Amn is the northernmost of the three countries, a place where everything is geared towards the acquisition of money, and the conspicuous consumption of the rich is evident everywhere. Conversations are filled with references to money, whether or not the current topic has any connection with financial transactions. The country was once divided, with its cities banding together only for mutual defense, while the rest of the time they struggled with each other over trade routes. During one trade war, the Council of Six, with a mysterious membership comprising some of Amn's most powerful trade houses, emerged as leaders of a united country. With the council promoting free enterprise, the making of money takes precedence over everything else, and anyone who can make money is well respected. Adventuring groups and magic-users are actively discouraged from plying their trades, unless they are properly licensed with the government.

In neighboring Tethyr, anarchy rules. The former royal family have all been killed, and the country is fractured into petty kingdoms, independent villages and towns, and bandit holdings. The Company of Eight is a group of eight adventurers dedicated to promoting peace in Tethyr.

The Calim desert covers a sizable area of Calimshan, and dominates much of Calimshan's life and outlook as a result. The lands bordering it are only slightly more fertile. In Calimshan, wealth is of the utmost importance, which is sought after so that the seeker can lead a life of leisure. While few attain this goal, most Calimshanites aspire towards it. Gadgets and magical items are commonly found in Calimshan, where they are widely used as labor-saving devices. Magic-users are held in high esteem, being the providers of the much-sought-after magical devices. Calimshan is ruled by the Pasha in Calimport, although each city governs itself in practice, with the Pasha being unable to carry out any major actions without the permission of at least some of the cities' viziers. The magic-users of Calimshan have accidentally or intentionally summoned and released a substantial number of other-planar beings; after a good time running amok through their summoners’ homes and villages, those planar beings who are unable to undertake the return trip home on their own gravitate toward the Calim Desert, which they find greatly to their liking.

== Publication history ==
FR3 Empires of the Sands was written by Scott Haring, with art by Jeff Easley, and was published by TSR with product code TSR 9224 in 1988 as a 64-page booklet with two large color maps and an outer folder. Editing is by Karen S. Martin, and cartography is by Dave S. LaForce. Empires of the Sands was Haring's first big project at TSR, and after its publication he answered readers' questions in Dragon No. 138 (October 1988).

== Reception ==
Jim Bambra reviewed Empires of the Sands for Dragon magazine No. 140 (December 1988). Bambra commented that the name "Empires of the Sands" is strange for the three countries described in the set, as none "is an empire in the formal sense, and only Calimshan has a desert worth mentioning. Still, the lands down here are very arid and, to a northerner used to rolling grasslands, the sparce[sic] patches of scrub and brush which dot the southern landscape could well appear to be desert." He felt that Empires of the Sands is really three source packs in one, with each country being described in its own separate section, and felt that the booklet has the same high standard of production as Waterdeep and the North and Moonshae, although like FR2 Moonshae, the inside of the folder cover was left blank and could have been used for some purpose. He felt that the writing, "while lacking the flavor of FR2 Moonshae, is informative, readable, and easy to reference during play".
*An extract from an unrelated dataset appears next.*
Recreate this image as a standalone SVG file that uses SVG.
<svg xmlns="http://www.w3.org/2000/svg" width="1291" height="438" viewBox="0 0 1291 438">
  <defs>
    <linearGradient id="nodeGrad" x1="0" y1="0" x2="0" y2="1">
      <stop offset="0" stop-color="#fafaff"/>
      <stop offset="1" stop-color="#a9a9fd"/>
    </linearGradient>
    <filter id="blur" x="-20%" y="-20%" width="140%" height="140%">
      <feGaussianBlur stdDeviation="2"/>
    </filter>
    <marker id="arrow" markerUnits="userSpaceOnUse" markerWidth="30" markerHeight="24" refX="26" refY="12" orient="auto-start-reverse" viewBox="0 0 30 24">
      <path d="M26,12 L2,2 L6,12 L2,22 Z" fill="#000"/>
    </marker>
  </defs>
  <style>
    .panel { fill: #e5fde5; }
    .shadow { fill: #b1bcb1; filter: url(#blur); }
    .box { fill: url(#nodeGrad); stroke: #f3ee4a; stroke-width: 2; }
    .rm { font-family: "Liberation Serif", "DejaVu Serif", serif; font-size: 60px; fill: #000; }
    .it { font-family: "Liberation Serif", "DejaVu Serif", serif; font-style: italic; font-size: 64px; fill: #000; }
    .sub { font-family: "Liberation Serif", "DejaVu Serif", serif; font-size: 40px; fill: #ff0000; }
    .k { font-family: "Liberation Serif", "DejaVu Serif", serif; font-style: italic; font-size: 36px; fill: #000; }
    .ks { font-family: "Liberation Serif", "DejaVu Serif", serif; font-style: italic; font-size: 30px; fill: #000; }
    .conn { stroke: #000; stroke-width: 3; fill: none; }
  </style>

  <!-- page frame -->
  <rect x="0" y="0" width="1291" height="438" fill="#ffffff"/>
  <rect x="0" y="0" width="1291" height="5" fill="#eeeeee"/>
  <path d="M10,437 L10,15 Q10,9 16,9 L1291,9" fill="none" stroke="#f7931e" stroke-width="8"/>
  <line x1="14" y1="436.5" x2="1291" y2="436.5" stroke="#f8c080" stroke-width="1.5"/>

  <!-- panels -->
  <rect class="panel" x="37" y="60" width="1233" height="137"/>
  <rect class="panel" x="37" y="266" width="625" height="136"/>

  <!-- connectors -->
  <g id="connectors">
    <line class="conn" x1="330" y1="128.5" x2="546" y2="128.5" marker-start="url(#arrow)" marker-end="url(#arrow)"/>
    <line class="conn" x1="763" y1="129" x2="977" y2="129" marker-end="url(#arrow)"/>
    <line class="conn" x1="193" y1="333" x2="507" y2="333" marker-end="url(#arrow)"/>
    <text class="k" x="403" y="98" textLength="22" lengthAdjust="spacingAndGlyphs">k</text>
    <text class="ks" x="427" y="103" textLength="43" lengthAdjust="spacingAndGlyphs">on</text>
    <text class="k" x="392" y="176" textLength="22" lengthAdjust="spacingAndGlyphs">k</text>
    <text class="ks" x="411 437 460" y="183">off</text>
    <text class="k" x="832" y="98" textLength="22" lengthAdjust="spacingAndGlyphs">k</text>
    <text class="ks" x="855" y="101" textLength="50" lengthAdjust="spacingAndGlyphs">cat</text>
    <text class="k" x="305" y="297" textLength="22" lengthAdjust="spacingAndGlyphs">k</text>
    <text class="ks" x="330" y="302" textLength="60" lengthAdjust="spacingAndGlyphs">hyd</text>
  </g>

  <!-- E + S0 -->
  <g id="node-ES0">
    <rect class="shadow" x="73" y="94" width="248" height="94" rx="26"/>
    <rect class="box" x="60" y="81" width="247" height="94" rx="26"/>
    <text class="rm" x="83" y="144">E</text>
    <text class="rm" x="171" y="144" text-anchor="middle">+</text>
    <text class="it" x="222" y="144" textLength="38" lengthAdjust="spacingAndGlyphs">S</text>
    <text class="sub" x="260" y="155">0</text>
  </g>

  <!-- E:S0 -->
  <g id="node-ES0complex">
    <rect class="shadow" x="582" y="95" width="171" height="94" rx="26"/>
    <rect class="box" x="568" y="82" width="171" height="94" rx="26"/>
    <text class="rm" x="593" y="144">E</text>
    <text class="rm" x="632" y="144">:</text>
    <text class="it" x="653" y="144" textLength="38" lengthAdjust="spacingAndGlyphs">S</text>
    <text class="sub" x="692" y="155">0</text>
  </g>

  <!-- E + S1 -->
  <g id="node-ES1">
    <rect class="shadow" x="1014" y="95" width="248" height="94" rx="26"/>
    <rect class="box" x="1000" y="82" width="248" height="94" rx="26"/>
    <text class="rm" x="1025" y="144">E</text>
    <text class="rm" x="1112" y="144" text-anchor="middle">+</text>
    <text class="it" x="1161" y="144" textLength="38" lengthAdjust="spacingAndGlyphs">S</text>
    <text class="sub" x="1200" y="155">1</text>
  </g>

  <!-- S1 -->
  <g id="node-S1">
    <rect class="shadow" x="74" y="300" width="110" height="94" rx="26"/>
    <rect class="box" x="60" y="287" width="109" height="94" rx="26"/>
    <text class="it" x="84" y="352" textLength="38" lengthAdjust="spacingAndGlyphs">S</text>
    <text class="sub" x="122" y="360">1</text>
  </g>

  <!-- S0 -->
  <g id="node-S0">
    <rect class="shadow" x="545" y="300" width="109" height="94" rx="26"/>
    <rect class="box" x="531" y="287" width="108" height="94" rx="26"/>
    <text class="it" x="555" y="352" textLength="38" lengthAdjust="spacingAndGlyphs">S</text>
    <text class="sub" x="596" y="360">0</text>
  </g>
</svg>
He criticized the lack of detail for locations, particularly cities, due to the large area covered by the supplement: "While information is provided on each city, not all of the cities make for interesting reading. [...] All of this information could easily have been presented in the form of a table, thereby making it more accessible and providing more space for other aspects of the campaign area to be described." Bambra commented that most of the content in the center of the booklet "looks like filler, perhaps an indication that this project wasn't quite big enough to fill its allocated page count". Bambra concluded his review with an overall evaluation: "Empires of the Sands has a much wider focus than [Watedeep and the North and Moonshae], and yet it still manages to convey the atmosphere of each country in a satisfying manner. However, [dungeon masters] are required to put in a fair amount of work to bring these countries to life. With three countries to choose from, though, it's really only necessary to develop one of them for campaign play. With its lack of centralized government, Tethyr makes an ideal setting for power hungry adventurers. Calimshan is a good place for magical research, and Amn is the kind of area that most adventuring groups will find very unhealthy."